Reviewed by Glenn Erickson
Demonstrating how terminally square Hollywood was during the years of the so-called 'sexual
revolution,' this painfully dated comedy sums up the establishment idea of swinging in a way
that would appeal only to men who doted on the cartoons in Playboy ... and didn't get
Frank Tarloff's source book must have been a joke book, for that's all that A Guide for
the Married Man has going for it. The trailer shows clueless adulterer-in-training Walter
Matthau consulting a guide for cheating on one's wife, a link to How to Succeed in Business Without Really Trying underscored by the presence of Robert Morse as Matthau's tutor. Tarloff's script wants to be satirical but
instead proves mainly that he doesn't understand the first thing about satire -- the joke seems to be on all those who might really believe in this warped code of conduct. A Guide for the Married Man mainly shows that 1967 America needed a sexual revolution even more than anyone thought it did.
Investment counselor Paul Manning (Walter Matthau) is happily married to Ruth
(Inger Stevens) but his eye wanders to the surfeit of attractive and enticingly available women
he sees everywhere, even his provocative married neighbor Irma Johnson (Sue Ane Langdon). Paul
tells his best buddy Ed Stander (Robert Morse) about the problem and discovers that Ed is a
full-time husband and part-time philanderer who has codified his complicated cheating philosophy into a set of rules. Ed explains the ropes to Paul through flashbacks explaining what happened to others who weren't careful enough -- object lessons in how not to get caught. Under Ed's careful guidance Paul takes the first steps to fashioning a foolproof way to deceive Ruth.
A Guide for the Married Man starts with an animated prologue showing man through history. A few classical quotes are offered as 'proof' that the convention of marriage needs to be circumvented through adultery. The function of a wife is to serve her husband, and a husband's duty is to get away with all he can, provided he doesn't hurt her feelings by being caught.

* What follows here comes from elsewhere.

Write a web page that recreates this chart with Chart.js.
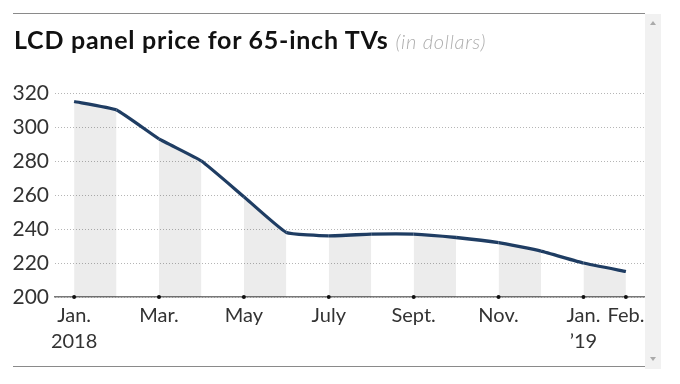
<!DOCTYPE html>
<html><head><meta charset="utf-8">
<script src="https://cdn.jsdelivr.net/npm/chart.js@4.4.1/dist/chart.umd.min.js"></script>
<style>
html,body{margin:0;padding:0;background:#fff;width:680px;height:384px;overflow:hidden;font-family:Lato,sans-serif;}
#wrap{position:relative;width:680px;height:384px;}
#c{position:absolute;left:0;top:0;}
.hl{position:absolute;left:13px;width:632px;height:0;border-top:1.5px solid #8a8a8a;}
#scroll{position:absolute;left:645px;top:14px;width:16px;height:355px;background:#f1f1f1;}
.arr{position:absolute;left:650px;width:0;height:0;border-left:3px solid transparent;border-right:3px solid transparent;}
#up{top:21px;border-bottom:4px solid #aaa;}
#dn{top:357px;border-top:4px solid #aaa;}
#title{position:absolute;left:14px;top:24px;font-size:25px;font-weight:700;color:#111;white-space:nowrap;letter-spacing:0.75px;}
#title span{font-weight:300;font-style:italic;color:#adadad;font-size:20px;letter-spacing:0.7px;}
</style></head>
<body><div id="wrap">
<canvas id="c" width="680" height="384"></canvas>
<div class="hl" style="top:13px"></div>
<div class="hl" style="top:366px"></div>
<div id="scroll"></div><div class="arr" id="up"></div><div class="arr" id="dn"></div>
<div id="title">LCD panel price for 65-inch TVs <span>(in dollars)</span></div>
</div>
<script>
const months = ['Jan.','Feb.','Mar.','Apr.','May','June','July','Aug.','Sept.','Oct.','Nov.','Dec.','Jan.','Feb.'];
const prices = [315,310,293,280,259,238,236,237,237,235,232,227,220,215];
const tickIndices = [0,2,4,6,8,10,12,13];
const tickLabels = [['Jan.','2018'],'Mar.','May','July','Sept.','Nov.',['Jan.','\u201919'],'Feb.'];
const yTicks = [200,220,240,260,280,300,320];

new Chart(document.getElementById('c'), {
  type: 'line',
  data: {
    datasets: [
      {
        data: prices.map((v,i)=>({x:i,y:v})),
        borderColor: '#1f3d63',
        borderWidth: 3.3,
        tension: 0.12,
        pointRadius: 0,
        fill: 'start',
        backgroundColor: 'rgba(0,0,0,0)',
        segment: {
          backgroundColor: ctx => (ctx.p0DataIndex % 2 === 0 ? 'rgba(0,0,0,0.075)' : 'rgba(0,0,0,0)')
        }
      },
      {
        type: 'scatter',
        data: tickIndices.map(i=>({x:i,y:200})),
        pointRadius: 2,
        pointBackgroundColor: '#111',
        pointBorderWidth: 0,
        showLine: false,
        clip: false
      }
    ]
  },
  options: {
    responsive: false,
    animation: false,
    devicePixelRatio: 1,
    layout: {padding: {left: 0, right: 35, top: 93, bottom: 17}},
    plugins: {legend: {display: false}, tooltip: {enabled: false}, title: {display: false}},
    scales: {
      x: {
        type: 'linear',
        min: -0.45,
        max: 13.45,
        afterBuildTicks: s => { s.ticks = tickIndices.map(v=>({value:v})); },
        afterFit: s => { s.height = 70; },
        ticks: {
          autoSkip: false, maxRotation: 0, padding: 6,
          color: '#333',
          font: {family: 'Lato', size: 20, lineHeight: 1.28},
          callback: v => tickLabels[tickIndices.indexOf(v)]
        },
        grid: {display: false, drawTicks: false},
        border: {display: true, color: '#777', width: 1.5}
      },
      y: {
        min: 200, max: 320,
        afterBuildTicks: s => { s.ticks = yTicks.map(v=>({value:v})); },
        afterFit: s => { s.width = 55; },
        ticks: {
          padding: 6, color: '#333',
          font: {family: 'Lato', size: 21}
        },
        grid: {color: '#b5b5b5', lineWidth: 1, drawTicks: false},
        border: {display: false, dash: [1, 2]}
      }
    }
  }
});
</script>
</body></html>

Paul Manning sheepishly listens to Ed Manning's smug lectures on cheating, which contain rules
like "Never say you'll be somewhere where you can later be proved not to be," and "always make sure that
whoever you cheat with has more to lose than you should the affair be found out." All of these
nuggets of wisdom are dispensed with the self-serving sentiment that Paul will really be doing
Ruth a favor by being dishonest with her, and that it's always better that she not know.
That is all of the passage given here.